SUBSIDY REMOVAL: WILL THIS GAME EVER END?

I woke up just like many Nigerians to the devastating news of the astronomical increase in the pump price of fuel. It was sudden and shabbily implemented, and this much can be deduced from the hue and cry of Nigerians who had expressed concerns about the new development on the social and traditional media.

It got even more confusing when the fuel hike was hinged on the removal of fuel subsidy. Don’t get me wrong, I am not opposed to fuel subsidy removal as I had in the past canvassed for its removal in series of articles. But I do not want to believe the recent fuel hike has anything to with subsidy removal as some had tried to portray it.

Yes, President Bola Tinubu had hinted about the removal of fuel subsidy during his inauguration speech when he declared that “subsidy is gone.” However, the manner in which pump price of fuel went up does not in real sense project the removal of subsidy. In fact, it only replayed a pattern usually employed by the immediate President, Muhammadu Buhari, in jerking up price of fuel during his eight years rule.

In 2016, Buhari administration had adjusted the price of petrol from the N87 per litre it inherited to N145 per litre. The justification for that increase was the removal of subsidy.  The then Minister of State for Petroleum Resources at that time, Ibe Kachicku, said that “there is no provision for subsidy in 2016 appropriation,” adding that “As at today, the PMS (petrol) price of ₦86.50 gives an estimated subsidy of ₦13.7 per litre, which translates to ₦16.4 billion monthly. There is no funding or appropriation to cover this.”

His position was reinforced by Buhari who disclosed in his Democracy Day Anniversary broadcast that year that the “very painful but inevitable decisions we had to make in the last few weeks specifically on the pump price of fuel,” before he went on to explain that traditionally fixing price of fuel, after comprehensive investigation, “my advisers and I concluded that the mechanism was unsustainable.” The simple inference from the words of Buhari, who also held the office of the Minister of Petroleum, clearly suggested the removal of subsidy in petroleum products.

Disturbingly however, the same Buhari administration still came up with yet another fuel hike in September 2020 and hinged the development on the removal of subsidy from petroleum products.

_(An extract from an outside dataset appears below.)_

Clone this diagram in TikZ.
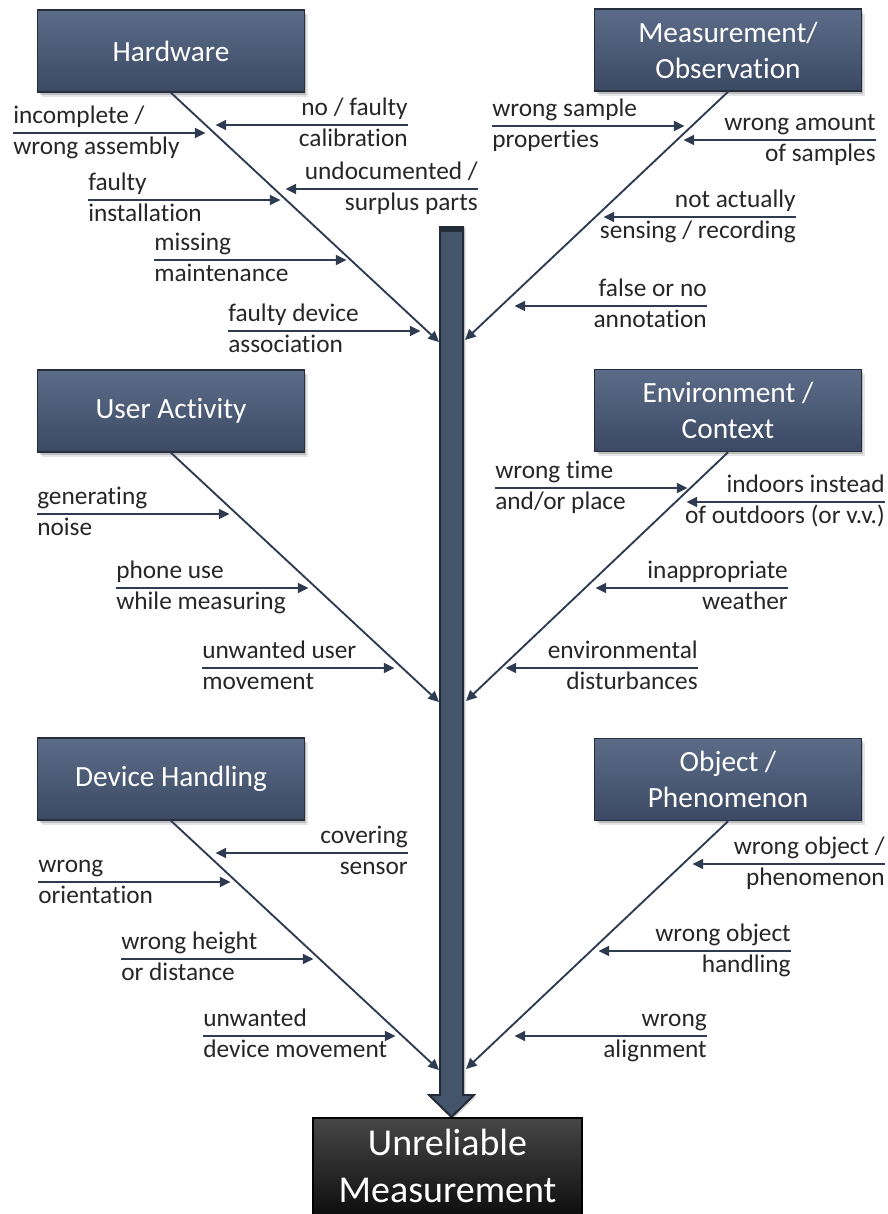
\documentclass[tikz,border=0pt]{standalone}
\usepackage{fontspec}
\setmainfont{Carlito}[Ligatures=NoCommon]
\usetikzlibrary{arrows.meta, shadows}
\definecolor{BoxTop}{HTML}{5C6C88}
\definecolor{BoxBottom}{HTML}{3B4963}
\definecolor{BoxEdge}{HTML}{252E3D}
\definecolor{SpineFill}{HTML}{44546A}
\definecolor{SpineEdge}{HTML}{222B38}
\definecolor{BoneLine}{HTML}{2F3B50}
\definecolor{LabelText}{HTML}{262626}
\definecolor{EffectTop}{HTML}{474747}
\definecolor{EffectBottom}{HTML}{0A0A0A}
\newcommand{\twolines}[2]{\strut#1\\\strut#2}
\tikzset{
  catbox/.style={draw=BoxEdge, line width=1.2pt, top color=BoxTop, bottom color=BoxBottom, text=white, align=center, minimum width=200pt, minimum height=61.5pt, inner sep=2pt, font=\fontsize{22}{27}\selectfont, drop shadow={shadow xshift=1.5pt, shadow yshift=-2pt, opacity=0.18, fill=black}, drop shadow={shadow xshift=3pt, shadow yshift=-3.5pt, opacity=0.1, fill=black}},
  effectbox/.style={draw=black, line width=1.2pt, top color=EffectTop, bottom color=EffectBottom, text=white, align=center, minimum width=201.75pt, inner xsep=2pt, inner ysep=3.75pt, font=\fontsize{28.5}{35.25}\selectfont},
  causeL/.style={anchor=west, align=flush left, text width=144pt, inner sep=0pt, text=LabelText, font=\fontsize{19}{23.25}\selectfont},
  causeR/.style={causeL, anchor=east, align=flush right},
  causearrow/.style={-{Triangle[length=8pt, width=7.5pt]}, line width=1.5pt, draw=BoneLine},
  bone/.style={causearrow, line width=1.4pt},
  spine/.style={fill=SpineFill, draw=SpineEdge, line width=1.5pt, drop shadow={shadow xshift=2pt, shadow yshift=-1pt, opacity=0.15, fill=black}}
}

\begin{document}
\begin{tikzpicture}[x=0.75pt, y=-0.75pt]
\useasboundingbox (0,0) rectangle (888,1214);

% central arrow into the effect
\filldraw[spine] (440,227) -- (463,227) -- (463,1095) -- (474,1095) -- (451.5,1117)
  -- (429,1095) -- (440,1095) -- cycle;
\fill[SpineEdge] (440,227) rectangle (463,232);
\node[effectbox, anchor=north] (effect) at (447.5,1117) {\twolines{Unreliable}{Measurement}};

% category boxes
\node[catbox] (hw) at (171,51) {Hardware};
\node[catbox] (mo) at (728,50) {Measurement/\\Observation};
\node[catbox] (ua) at (171,411) {User Activity};
\node[catbox] (ec) at (728,410.5) {Environment /\\Context};
\node[catbox] (dh) at (171,779) {Device Handling};
\node[catbox] (op) at (728,779.5) {Object /\\Phenomenon};

% bones onto the spine
\coordinate (hw-in) at (439,342);
\coordinate (mo-in) at (465,340);
\coordinate (ua-in) at (439,702);
\coordinate (ec-in) at (466,701);
\coordinate (dh-in) at (439,1070);
\coordinate (op-in) at (466,1069);
\draw[bone] (hw.south) -- (hw-in);
\draw[bone] (mo.south) -- (mo-in);
\draw[bone] (ua.south) -- (ua-in);
\draw[bone] (ec.south) -- (ec-in);
\draw[bone] (dh.south) -- (dh-in);
\draw[bone] (op.south) -- (op-in);

% hardware
\node[causeL] (hw1) at (13,133) {\twolines{incomplete /}{wrong assembly}};
\node[causeR] (hw2) at (408,125) {\twolines{no / faulty}{calibration}};
\node[causeL] (hw3) at (88,200) {\twolines{faulty}{installation}};
\node[causeR] (hw4) at (478,189) {\twolines{undocumented /}{surplus parts}};
\node[causeL] (hw5) at (154,260) {\twolines{missing}{maintenance}};
\node[causeL] (hw6) at (228,331) {\twolines{faulty device}{association}};
\draw[causearrow] (hw1.west) -- (hw1.east);
\draw[causearrow] (hw2.east) -- (hw2.west);
\draw[causearrow] (hw3.west) -- (hw3.east);
\draw[causearrow] (hw4.east) -- (hw4.west);
\draw[causearrow] (hw5.west) -- (hw5.east);
\draw[causearrow] (hw6.west) -- (hw6.east);

% measurement / observation
\node[causeL] (mo1) at (492,126) {\twolines{wrong sample}{properties}};
\node[causeR] (mo2) at (876,140) {\twolines{wrong amount}{of samples}};
\node[causeR] (mo3) at (796,217) {\twolines{not actually}{\makebox[0pt][r]{sensing / recording}}};
\node[causeR] (mo4) at (707,306) {\twolines{false or no}{annotation}};
\draw[causearrow] (mo1.west) -- (mo1.east);
\draw[causearrow] (mo2.east) -- (mo2.west);
\draw[causearrow] (mo3.east) -- (mo3.west);
\draw[causearrow] (mo4.east) -- (mo4.west);

% user activity
\node[causeL] (ua1) at (37,514) {\twolines{generating}{noise}};
\node[causeL] (ua2) at (116,588) {\twolines{phone use}{while measuring}};
\node[causeL] (ua3) at (202,668) {\twolines{unwanted user}{movement}};
\draw[causearrow] (ua1.west) -- (ua1.east);
\draw[causearrow] (ua2.west) -- (ua2.east);
\draw[causearrow] (ua3.west) -- (ua3.east);

% environment / context
\node[causeL] (ec1) at (495,488) {\twolines{wrong time}{and/or place}};
\node[causeR, text width=148.5pt] (ec2) at (885,502) {\twolines{indoors instead}{\makebox[0pt][r]{of outdoors (or v.v.)}}};
\node[causeR] (ec3) at (788,588) {\twolines{inappropriate}{weather}};
\node[causeR] (ec4) at (698,668) {\twolines{environmental}{disturbances}};
\draw[causearrow] (ec1.west) -- (ec1.east);
\draw[causearrow] (ec2.east) -- (ec2.west);
\draw[causearrow] (ec3.east) -- (ec3.west);
\draw[causearrow] (ec4.east) -- (ec4.west);

% device handling
\node[causeR] (dh1) at (408,853) {\twolines{covering}{sensor}};
\node[causeL] (dh2) at (38,882) {\twolines{wrong}{orientation}};
\node[causeL] (dh3) at (121,959) {\twolines{wrong height}{or distance}};
\node[causeL] (dh4) at (203,1036) {\twolines{unwanted}{device movement}};
\draw[causearrow] (dh1.east) -- (dh1.west);
\draw[causearrow] (dh2.west) -- (dh2.east);
\draw[causearrow] (dh3.west) -- (dh3.east);
\draw[causearrow] (dh4.west) -- (dh4.east);

% object / phenomenon
\node[causeR] (op1) at (885,864) {\twolines{wrong object /}{phenomenon}};
\node[causeR] (op2) at (791,951) {\twolines{wrong object}{handling}};
\node[causeR] (op3) at (707,1036) {\twolines{wrong}{alignment}};
\draw[causearrow] (op1.east) -- (op1.west);
\draw[causearrow] (op2.east) -- (op2.west);
\draw[causearrow] (op3.east) -- (op3.west);
\end{tikzpicture}
\end{document}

And just like in 2016, the reason for the fuel hike was the removal of subsidy. But the truth, which Nigerians have come to found out, the Buhari government expended more than N11trn to service the same fuel subsidy it had attributed to fuel hike in his eight years in office.

This was why I am not just skeptical but deeply concerned at the latest development because it has every footprint of the Buhari administration’s approach on fuel pump price. Removing fuel subsidy will mean the full deregulation of the downstream sector, and nothing so far suggested that was what has happened.

Deregulation, going by the Cambridge Dictionary, entails an action of removing national or local government controls or rules from a business or other activities. In Financial Dictionary, deregulation means the reduction of government’s role in controlling markets. Drawing from both definitions, it is hard to agree with the suggestions that the current fuel hike in Nigeria is in anyway related to the removal of subsidy.

 Take a look at the price list for pump price of petrol released by the Nigerian National Petroleum Corporation (NNPC) ltd. Although, some people have contended that the list was only for stations under its operation but the picture I believe they must have missed is that NNPC is the only importer of fuel to Nigeria.

What this simply implies is that the pricing template of the NNPC will bear on filling stations across the country. And this could be seen in how every fuel station across Nigeria immediately adjusted the new pump price of fuel. This in every form negates the principle of market force that should be the determinant of pump price of fuel if subsidy had actually been removed.

So, it is important for the new administration to come out and explain the subsidy issue. It would be totally unfair to Nigerians to make them go through pains that the recent hike in pump price is surely to inflict, and later turnaround to claim the existence of subsidy payment as it was the experience under Buhari. If the Tinubu administration is sincere about the subsidy removal, it must do the right thing by opening up the sector to ensure that the market force is what determines the price, not a sole importer of the product, as we have seen with the NNPC over the years.